- Greencastle aerodrome was known as U.S.A.A.F. 237. It was acquired by the 8th Air Force Composite Command.
- Greencastle was home to 496 Fighter Training Group and 12 Combat Crew Replacement Centre.
- Hundreds of acres of farmland and houses were requisitioned and turned into a massive military base.
- It was opened on 30 July 1942 and by February 1945 there was 320 aircraft on the ground.
- The RAF occupied it for 6 months.
- It was handed over to the Americans on the 3rd August 1943.
- It was 350 acres in size and had four T2 hangers.
- The main runway ran NE-SW parallel to the sea and was about 1.5 miles in length and 150 ft. wide. The concrete was no less than 6 inches thick, 9 in some places.
- It was used as a training base, teaching new crews skills in gunnery and bombing techniques, making up replacements for crews lost in action.
AML Bomber Teaching Unit
- Aircraft carried out gunnery practise near Dundrum Bay, and also bombing practise and air to air firing off Annalong and Ballymartin.

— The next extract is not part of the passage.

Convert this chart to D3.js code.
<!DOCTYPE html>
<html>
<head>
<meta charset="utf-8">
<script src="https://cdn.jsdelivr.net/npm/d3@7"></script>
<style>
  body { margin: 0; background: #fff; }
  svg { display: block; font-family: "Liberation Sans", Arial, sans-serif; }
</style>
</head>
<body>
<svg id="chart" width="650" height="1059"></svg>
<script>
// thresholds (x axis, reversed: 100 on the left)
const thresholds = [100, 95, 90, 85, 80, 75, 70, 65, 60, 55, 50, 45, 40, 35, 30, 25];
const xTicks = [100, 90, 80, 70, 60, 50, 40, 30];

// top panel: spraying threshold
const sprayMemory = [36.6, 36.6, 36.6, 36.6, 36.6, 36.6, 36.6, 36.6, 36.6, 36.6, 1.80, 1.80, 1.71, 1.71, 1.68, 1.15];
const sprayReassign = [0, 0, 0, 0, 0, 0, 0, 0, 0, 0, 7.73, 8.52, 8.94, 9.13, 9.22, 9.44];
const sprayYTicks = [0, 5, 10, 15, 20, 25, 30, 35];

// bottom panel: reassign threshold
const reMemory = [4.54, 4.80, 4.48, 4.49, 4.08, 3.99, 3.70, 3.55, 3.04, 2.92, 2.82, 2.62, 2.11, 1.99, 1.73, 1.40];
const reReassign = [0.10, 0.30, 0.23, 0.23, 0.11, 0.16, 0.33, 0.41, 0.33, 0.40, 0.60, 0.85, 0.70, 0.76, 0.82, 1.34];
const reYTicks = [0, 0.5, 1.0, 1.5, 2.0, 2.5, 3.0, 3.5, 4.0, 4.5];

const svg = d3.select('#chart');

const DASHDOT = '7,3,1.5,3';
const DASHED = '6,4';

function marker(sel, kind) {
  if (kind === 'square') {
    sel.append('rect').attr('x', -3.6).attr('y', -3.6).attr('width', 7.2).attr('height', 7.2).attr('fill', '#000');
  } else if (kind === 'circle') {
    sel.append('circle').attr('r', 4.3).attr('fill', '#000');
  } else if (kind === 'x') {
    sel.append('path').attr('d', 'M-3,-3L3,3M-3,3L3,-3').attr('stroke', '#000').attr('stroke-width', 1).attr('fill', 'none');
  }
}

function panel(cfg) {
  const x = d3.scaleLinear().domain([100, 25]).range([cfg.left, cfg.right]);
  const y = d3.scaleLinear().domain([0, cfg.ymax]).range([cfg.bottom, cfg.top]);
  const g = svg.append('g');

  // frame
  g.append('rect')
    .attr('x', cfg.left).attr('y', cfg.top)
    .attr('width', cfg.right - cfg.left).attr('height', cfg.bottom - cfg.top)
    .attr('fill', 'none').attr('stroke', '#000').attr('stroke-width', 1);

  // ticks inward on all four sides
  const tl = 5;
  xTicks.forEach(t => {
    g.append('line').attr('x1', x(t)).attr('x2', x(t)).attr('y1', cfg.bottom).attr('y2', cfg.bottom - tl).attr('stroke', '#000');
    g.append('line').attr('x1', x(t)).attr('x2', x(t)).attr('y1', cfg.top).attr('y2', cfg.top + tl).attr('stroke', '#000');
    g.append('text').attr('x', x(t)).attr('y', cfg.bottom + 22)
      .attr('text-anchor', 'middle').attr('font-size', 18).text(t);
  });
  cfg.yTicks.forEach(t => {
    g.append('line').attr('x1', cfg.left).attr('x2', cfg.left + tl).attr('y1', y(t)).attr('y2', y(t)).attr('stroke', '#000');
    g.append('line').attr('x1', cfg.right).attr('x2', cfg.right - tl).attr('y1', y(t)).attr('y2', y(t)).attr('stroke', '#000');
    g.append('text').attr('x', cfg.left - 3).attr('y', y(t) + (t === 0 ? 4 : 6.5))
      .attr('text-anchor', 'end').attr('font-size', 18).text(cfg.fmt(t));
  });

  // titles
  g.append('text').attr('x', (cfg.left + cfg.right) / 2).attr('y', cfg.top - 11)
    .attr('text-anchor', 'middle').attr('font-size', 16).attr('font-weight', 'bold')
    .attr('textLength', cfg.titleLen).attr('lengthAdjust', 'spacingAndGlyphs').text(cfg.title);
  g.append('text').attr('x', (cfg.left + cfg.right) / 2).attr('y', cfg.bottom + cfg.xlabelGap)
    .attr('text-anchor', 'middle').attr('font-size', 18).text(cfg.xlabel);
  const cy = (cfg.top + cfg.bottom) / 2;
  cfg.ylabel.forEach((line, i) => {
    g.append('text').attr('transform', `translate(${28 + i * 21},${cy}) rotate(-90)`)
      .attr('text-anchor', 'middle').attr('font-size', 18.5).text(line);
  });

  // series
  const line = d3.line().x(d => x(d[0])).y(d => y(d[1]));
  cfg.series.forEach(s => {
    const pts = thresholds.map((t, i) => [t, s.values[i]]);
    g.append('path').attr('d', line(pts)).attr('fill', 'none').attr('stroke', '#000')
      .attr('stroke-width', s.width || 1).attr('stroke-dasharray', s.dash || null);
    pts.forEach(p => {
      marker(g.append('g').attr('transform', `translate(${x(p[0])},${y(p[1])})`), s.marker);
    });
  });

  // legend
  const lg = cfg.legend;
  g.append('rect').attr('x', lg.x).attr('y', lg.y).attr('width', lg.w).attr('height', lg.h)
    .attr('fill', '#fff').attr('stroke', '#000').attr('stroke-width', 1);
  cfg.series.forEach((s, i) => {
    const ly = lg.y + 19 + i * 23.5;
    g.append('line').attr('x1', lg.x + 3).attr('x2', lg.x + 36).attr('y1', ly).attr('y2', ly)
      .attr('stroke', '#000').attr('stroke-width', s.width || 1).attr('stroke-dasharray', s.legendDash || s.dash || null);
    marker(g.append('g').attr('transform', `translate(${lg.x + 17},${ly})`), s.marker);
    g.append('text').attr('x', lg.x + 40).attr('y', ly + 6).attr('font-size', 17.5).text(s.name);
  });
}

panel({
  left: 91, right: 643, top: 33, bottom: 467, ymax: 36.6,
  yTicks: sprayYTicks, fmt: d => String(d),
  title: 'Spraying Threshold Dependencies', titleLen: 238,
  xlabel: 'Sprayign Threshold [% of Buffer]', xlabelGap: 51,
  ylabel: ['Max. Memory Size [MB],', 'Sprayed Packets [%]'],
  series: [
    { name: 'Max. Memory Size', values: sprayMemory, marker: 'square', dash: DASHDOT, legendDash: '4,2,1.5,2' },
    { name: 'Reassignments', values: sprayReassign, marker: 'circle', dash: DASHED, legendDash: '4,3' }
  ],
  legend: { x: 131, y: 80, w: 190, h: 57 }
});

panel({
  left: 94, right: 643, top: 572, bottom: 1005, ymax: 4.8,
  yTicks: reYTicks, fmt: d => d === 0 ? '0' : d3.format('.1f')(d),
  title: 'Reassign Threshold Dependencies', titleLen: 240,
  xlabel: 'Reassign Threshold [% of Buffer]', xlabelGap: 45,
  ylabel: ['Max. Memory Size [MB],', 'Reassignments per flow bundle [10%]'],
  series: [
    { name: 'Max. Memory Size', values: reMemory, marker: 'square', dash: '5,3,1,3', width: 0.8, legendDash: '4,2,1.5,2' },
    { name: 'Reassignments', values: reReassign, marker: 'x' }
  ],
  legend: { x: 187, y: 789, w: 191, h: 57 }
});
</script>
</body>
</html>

- May 1944 was Greencastle’s busiest period, with the ground-to-air gunnery school turning out 868 graduates.
- From Greencastle (along with the other NI bases) the soldiers would leave Ireland and join squadrons in East Anglia and Norfolk.
- It was said that there was enough concrete in the Greencastle runways to lay a road 9 feet wide between Belfast and Londonderry.
- Eisenhower and Patton flew into Greencastle in the months leading up to D-Day to inspect troops of the US 5th Infantry Division stationed throughout County Down (their HQ was at Donard Lodge in Newcastle).
General Patton addressing troops at Greencastle, 30 March 1944
Gen. Patton speaks to men of the 10th Infantry Regiment in the Mournes after completing an assault demonstration near Kilkeel on 30 March 1944.
- After D-Day Greencastle began a rundown but joined other CRCC’s in becoming storage and replacement depots for hundreds of aircraft. It finally closed in 1945.
- In the 1960s the runways were broken up and used by farmers to rebuild the walls.